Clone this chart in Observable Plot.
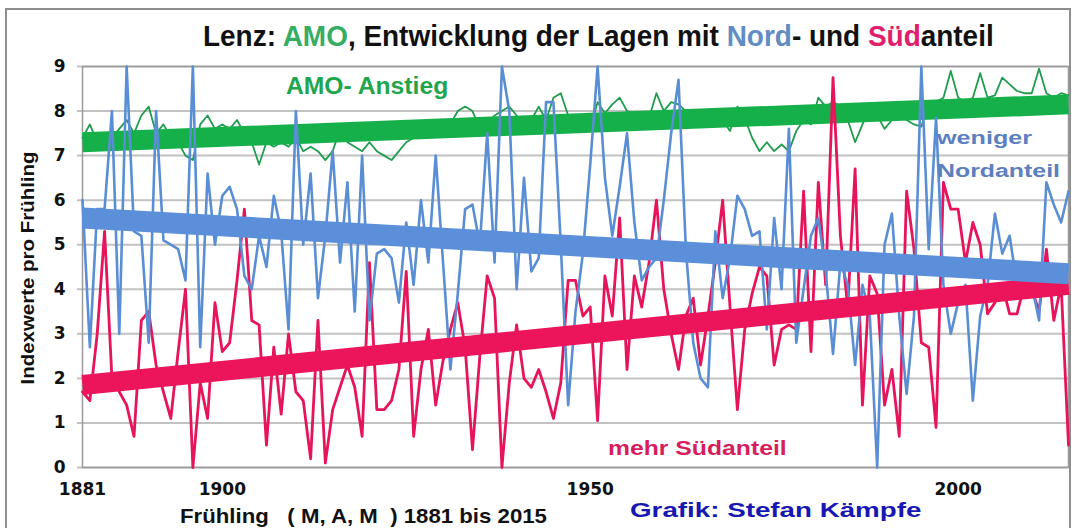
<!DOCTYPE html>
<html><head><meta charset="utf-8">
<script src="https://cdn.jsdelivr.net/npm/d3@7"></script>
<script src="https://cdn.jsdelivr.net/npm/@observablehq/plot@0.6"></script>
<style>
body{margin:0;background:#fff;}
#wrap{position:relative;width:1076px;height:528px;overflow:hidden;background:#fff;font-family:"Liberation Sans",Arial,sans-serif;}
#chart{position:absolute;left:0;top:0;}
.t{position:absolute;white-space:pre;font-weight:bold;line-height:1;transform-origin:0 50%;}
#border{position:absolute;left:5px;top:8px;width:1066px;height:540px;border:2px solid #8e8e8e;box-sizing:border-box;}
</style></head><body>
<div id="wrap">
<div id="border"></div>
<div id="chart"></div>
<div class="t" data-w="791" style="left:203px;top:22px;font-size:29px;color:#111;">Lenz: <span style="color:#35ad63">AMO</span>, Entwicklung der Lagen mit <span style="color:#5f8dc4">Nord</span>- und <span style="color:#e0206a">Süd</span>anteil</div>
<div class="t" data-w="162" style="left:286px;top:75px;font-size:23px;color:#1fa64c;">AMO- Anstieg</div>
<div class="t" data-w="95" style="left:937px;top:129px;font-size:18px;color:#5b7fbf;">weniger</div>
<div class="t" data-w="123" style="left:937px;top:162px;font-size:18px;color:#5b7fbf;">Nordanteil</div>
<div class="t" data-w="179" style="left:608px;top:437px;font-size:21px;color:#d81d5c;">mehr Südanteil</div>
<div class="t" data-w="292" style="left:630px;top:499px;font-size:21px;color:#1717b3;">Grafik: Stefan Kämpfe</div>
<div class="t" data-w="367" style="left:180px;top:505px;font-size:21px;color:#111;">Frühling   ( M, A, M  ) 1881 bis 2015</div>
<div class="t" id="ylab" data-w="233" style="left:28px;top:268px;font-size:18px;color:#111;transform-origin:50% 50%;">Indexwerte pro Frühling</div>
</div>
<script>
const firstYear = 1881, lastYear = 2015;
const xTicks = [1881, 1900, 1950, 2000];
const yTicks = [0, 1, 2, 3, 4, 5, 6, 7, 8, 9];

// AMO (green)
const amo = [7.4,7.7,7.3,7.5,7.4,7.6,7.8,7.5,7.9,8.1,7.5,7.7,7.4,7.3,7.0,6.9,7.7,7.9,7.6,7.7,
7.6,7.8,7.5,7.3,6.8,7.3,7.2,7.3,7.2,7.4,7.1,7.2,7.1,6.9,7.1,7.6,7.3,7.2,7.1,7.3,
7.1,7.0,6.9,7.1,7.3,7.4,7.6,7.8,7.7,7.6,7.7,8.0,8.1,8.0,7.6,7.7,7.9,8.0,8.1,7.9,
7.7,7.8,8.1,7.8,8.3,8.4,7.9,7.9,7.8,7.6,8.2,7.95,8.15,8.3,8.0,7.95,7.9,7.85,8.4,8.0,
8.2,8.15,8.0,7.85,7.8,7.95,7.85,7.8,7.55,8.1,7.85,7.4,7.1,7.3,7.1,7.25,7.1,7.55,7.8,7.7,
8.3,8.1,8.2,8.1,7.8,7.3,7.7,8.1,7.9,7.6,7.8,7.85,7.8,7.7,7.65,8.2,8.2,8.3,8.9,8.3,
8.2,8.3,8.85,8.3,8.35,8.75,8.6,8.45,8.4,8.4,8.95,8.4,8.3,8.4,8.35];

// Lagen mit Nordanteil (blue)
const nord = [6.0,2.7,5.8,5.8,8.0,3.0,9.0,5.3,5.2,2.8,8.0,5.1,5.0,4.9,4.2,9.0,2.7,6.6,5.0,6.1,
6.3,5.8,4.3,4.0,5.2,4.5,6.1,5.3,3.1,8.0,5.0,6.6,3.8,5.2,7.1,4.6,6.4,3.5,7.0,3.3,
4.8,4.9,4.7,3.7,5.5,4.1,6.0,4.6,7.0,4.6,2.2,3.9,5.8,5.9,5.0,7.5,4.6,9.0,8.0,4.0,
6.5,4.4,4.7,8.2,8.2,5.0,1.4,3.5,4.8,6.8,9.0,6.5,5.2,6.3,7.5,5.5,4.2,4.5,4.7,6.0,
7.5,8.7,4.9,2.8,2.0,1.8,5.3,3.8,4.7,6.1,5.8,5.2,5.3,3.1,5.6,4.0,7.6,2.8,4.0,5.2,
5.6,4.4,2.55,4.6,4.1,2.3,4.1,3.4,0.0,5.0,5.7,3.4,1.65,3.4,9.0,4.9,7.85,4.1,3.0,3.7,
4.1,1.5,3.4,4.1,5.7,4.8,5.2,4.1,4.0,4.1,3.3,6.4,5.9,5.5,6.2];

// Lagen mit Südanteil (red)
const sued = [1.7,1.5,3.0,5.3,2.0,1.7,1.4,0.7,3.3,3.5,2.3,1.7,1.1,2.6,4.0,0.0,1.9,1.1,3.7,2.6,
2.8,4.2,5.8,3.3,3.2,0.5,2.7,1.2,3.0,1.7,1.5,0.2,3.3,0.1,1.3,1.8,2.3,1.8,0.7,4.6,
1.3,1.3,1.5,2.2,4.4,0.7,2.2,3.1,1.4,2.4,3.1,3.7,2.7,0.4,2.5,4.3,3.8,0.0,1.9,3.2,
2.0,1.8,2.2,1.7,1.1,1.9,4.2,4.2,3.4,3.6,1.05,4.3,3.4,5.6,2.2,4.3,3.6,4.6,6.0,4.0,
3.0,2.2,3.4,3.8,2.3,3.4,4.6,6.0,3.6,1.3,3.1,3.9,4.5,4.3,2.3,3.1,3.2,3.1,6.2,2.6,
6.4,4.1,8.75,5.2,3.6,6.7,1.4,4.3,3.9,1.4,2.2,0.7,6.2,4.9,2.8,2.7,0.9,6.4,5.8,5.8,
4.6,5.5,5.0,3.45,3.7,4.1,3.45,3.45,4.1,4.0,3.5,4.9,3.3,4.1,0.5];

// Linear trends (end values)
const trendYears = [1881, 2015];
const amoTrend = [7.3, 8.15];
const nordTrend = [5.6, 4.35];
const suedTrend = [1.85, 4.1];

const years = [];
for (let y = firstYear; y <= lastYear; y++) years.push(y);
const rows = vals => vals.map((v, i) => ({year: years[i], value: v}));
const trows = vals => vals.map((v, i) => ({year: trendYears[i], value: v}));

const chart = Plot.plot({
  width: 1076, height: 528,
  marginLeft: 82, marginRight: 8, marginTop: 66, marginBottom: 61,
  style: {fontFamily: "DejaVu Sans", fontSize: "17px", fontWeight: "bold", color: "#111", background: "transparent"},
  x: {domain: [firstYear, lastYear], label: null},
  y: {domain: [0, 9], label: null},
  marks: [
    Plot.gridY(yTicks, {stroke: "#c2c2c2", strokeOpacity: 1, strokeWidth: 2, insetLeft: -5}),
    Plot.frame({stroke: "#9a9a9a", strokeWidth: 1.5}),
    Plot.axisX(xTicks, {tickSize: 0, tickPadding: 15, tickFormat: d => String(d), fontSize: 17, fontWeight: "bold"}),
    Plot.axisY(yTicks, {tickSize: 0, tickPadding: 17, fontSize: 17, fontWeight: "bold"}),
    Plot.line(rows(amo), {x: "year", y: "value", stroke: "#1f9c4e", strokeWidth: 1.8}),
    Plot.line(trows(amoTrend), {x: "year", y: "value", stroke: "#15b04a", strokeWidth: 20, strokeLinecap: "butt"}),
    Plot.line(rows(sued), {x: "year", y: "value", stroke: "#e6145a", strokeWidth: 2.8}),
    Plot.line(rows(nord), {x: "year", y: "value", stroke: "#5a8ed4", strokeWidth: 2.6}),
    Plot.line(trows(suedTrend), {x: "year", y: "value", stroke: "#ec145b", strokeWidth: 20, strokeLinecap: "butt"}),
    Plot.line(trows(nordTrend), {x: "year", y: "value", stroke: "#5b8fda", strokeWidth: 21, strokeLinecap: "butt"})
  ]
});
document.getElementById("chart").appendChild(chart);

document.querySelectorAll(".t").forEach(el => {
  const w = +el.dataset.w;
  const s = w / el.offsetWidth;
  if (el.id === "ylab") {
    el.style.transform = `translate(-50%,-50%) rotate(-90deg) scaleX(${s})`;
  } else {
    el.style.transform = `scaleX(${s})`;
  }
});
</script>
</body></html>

------------------------------------

- INSTRUCTIONS FOR THE TASK: Report only the count of lines that include the string "chart".

- PROBLEM SOLUTION: 5